Our Journeys: A Traveling Exhibition” is being hosted in a side gallery at the new Modern Party Art store (which opened on July 15) at 1524 Dorchester Ave near Park Street…



A traveling exhibit highlighting the detailed history of Vietnamese people who fled Vietnam by boat after the war has landed in Fields Corner through Aug. 2. “Our Journeys: A Traveling Exhibition” is being hosted in a side gallery at the new Modern Party Art store (which opened on July 15) at 1524 Dorchester Ave near Park Street.

A paper boat art installation is part of the exhibit. Seth Daniel photo

The exhibit, covering the 1970s to the 1990s, tells the stories of refugees from all over the country as well as accounts from Dorchester and Boston area residents, noted Annie Le, director of Boston Little Saigon.

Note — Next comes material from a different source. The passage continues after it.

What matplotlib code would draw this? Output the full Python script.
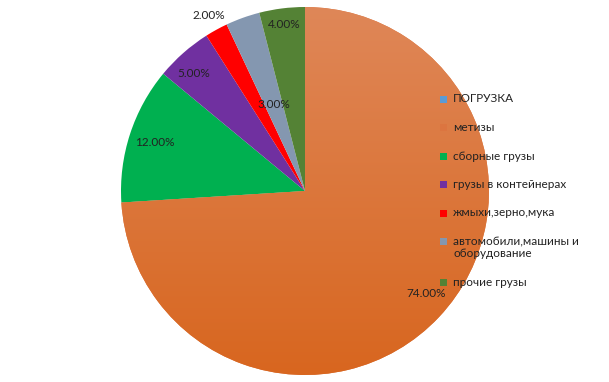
import matplotlib
matplotlib.use('Agg')
import matplotlib.pyplot as plt
import numpy as np
from matplotlib.colors import LinearSegmentedColormap
from matplotlib.patches import Rectangle

plt.rcParams['font.family'] = ['Lato', 'DejaVu Sans']

categories = ['ПОГРУЗКА', 'метизы', 'сборные грузы', 'грузы в контейнерах',
              'жмыхи,зерно,мука', 'автомобили,машины и\nоборудование', 'прочие грузы']
values = [0, 74, 12, 5, 2, 3, 4]
colors = ['#5B9BD5', '#DC7540', '#00B050', '#7030A0', '#FF0000', '#8497B0', '#548235']
label_dist = [0, 0.865, 0.86, 0.88, 1.09, 0.50, 0.91]
label_dang = [0, 3.0, 0, 2.0, 0, 0, 0]

W, H = 609, 382
fig = plt.figure(figsize=(W / 100, H / 100), dpi=100)
ax = fig.add_axes([0, 0, 1, 1])
cx, cy, R = 305, H - 191, 184

wedges, _ = ax.pie(values, colors=colors, startangle=90, counterclock=False,
                   center=(cx, cy), radius=R, wedgeprops=dict(linewidth=0))

# gradient on the big slice
w = wedges[1]
grad = np.linspace(0, 1, 256).reshape(-1, 1)
cmap = LinearSegmentedColormap.from_list('g', ['#DF8758', '#D8661F'])
im = ax.imshow(grad, extent=(cx - R, cx + R, cy - R, cy + R), origin='upper',
               cmap=cmap, aspect='auto', zorder=1.5)
im.set_clip_path(w)

txt_color = '#222222'
for wd, v, d, da in zip(wedges, values, label_dist, label_dang):
    if v == 0:
        continue
    mid = np.deg2rad((wd.theta1 + wd.theta2) / 2 + da)
    x = cx + R * d * np.cos(mid)
    y = cy + R * d * np.sin(mid)
    ax.text(x, y, f'{v:.2f}%', ha='center', va='center', fontsize=8.5,
            color=txt_color, zorder=3)

# legend
ly = H - 99
for cat, col in zip(categories, colors):
    ax.add_patch(Rectangle((440, ly - 3.5), 7, 7, facecolor=col, edgecolor='none', zorder=4))
    lines = cat.split('\n')
    for k, line in enumerate(lines):
        ax.text(453, ly - 12 * k, line, ha='left', va='center', fontsize=8.5,
                color=txt_color, zorder=4)
    ly -= 28.5 + 12 * (len(lines) - 1)

ax.set_xlim(0, W)
ax.set_ylim(0, H)
ax.set_aspect('auto')
ax.axis('off')
fig.savefig('out.png', dpi=100)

Created in Pennsylvania by the non-profit Vietnamese Boat People organization, the exhibit has been to New York and will go to Oklahoma after it leaves Fields Corner, where it is being sponsored by Boston Little Saigon and Asian Community Fund/Boston Foundation.

Among the local people featured are:

• Khanh Bui, who details her story of escaping Vietnam on a boat in the 1970s and landing in a Thailand refugee camp before coming to the United States.

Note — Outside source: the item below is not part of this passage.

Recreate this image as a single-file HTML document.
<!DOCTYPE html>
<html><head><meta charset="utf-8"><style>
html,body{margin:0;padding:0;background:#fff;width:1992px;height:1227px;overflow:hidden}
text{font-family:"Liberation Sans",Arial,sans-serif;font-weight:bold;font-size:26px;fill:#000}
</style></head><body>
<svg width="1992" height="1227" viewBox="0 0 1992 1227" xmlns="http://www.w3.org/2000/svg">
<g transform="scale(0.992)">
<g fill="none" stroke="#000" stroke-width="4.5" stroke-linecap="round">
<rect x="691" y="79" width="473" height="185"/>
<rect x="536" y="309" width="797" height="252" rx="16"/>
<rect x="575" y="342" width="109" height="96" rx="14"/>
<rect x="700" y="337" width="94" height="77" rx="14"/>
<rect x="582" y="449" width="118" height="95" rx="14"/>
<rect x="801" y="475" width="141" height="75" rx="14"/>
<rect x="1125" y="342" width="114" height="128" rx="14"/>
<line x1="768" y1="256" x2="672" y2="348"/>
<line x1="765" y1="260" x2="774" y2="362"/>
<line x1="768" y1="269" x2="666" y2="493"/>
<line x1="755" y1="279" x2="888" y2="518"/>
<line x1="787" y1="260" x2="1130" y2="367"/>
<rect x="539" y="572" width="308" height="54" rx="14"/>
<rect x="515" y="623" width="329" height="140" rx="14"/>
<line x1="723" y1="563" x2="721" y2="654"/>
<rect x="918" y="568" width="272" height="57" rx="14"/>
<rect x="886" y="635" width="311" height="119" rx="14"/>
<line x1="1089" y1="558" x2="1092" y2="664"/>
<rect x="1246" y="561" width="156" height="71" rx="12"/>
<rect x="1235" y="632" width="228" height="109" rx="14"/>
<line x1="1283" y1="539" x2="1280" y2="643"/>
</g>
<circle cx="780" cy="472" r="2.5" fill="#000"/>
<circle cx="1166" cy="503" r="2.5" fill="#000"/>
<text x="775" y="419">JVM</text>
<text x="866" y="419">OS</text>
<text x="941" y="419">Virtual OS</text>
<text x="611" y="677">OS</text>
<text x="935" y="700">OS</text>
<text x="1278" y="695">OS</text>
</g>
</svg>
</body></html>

• David Nguyen, who was part of Operation Baby Lift in the 1975 and was adopted by a Newton family.

• Gabriel ‘Truc Phuong’ Tucker, a biracial refugee who came to the United States under a special program for children of military servicemen. Tucker only had a slip of paper with her father’s name on it and she tracked him to Pennsylvania. Her Vietnamese mother and African American father were reunited 40 years later and got married.

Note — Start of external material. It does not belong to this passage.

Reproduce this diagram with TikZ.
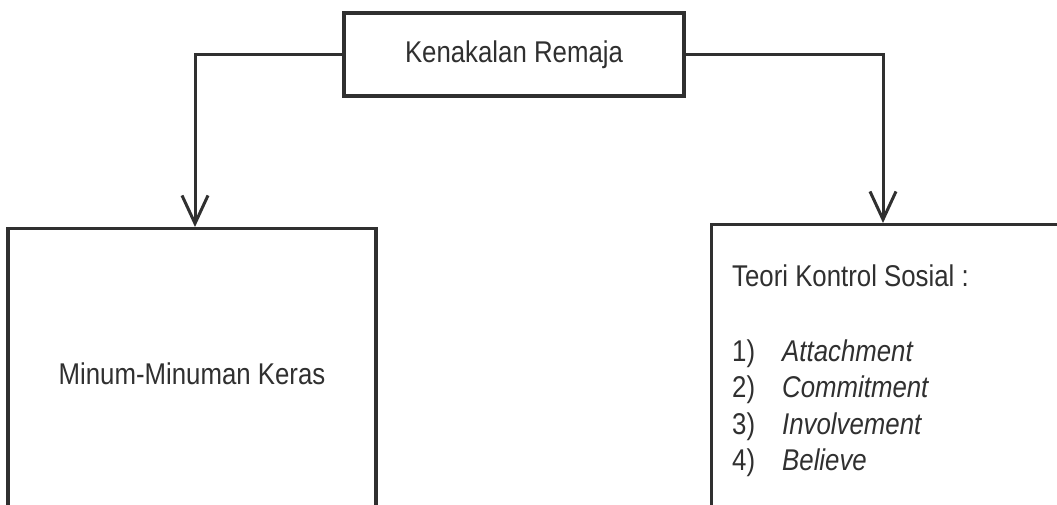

A panel detailing stories of refugees and boat people from Boston and Dorchester is a highlight of the traveling exhibit. Seth Daniel photo

• Minh Phan and his brother, pre-teens, who were sent by their parents out of Vietnam in 1981 to seek a better life. After a harrowing trip on a fishing boat, they found safety, and he later settled in Dorchester.

• Dang Van Kim of Dorchester, who tells of his service in the Army of the Republic of Vietnam and being wounded in battle, only to watch the country unravel. He fled by boat with 150 others in a perilous journey over rough seas, and rebuilt his life here, experiencing racial discrimination as he settled in.

The exhibit is accessible by entering the Modern Party Art front doors at 1524 Dorchester Ave. Thursday to Monday, from 1-6 p.m. It will be open during the Boston Little Saigon Night Market this Saturday from 4 to 9 p.m.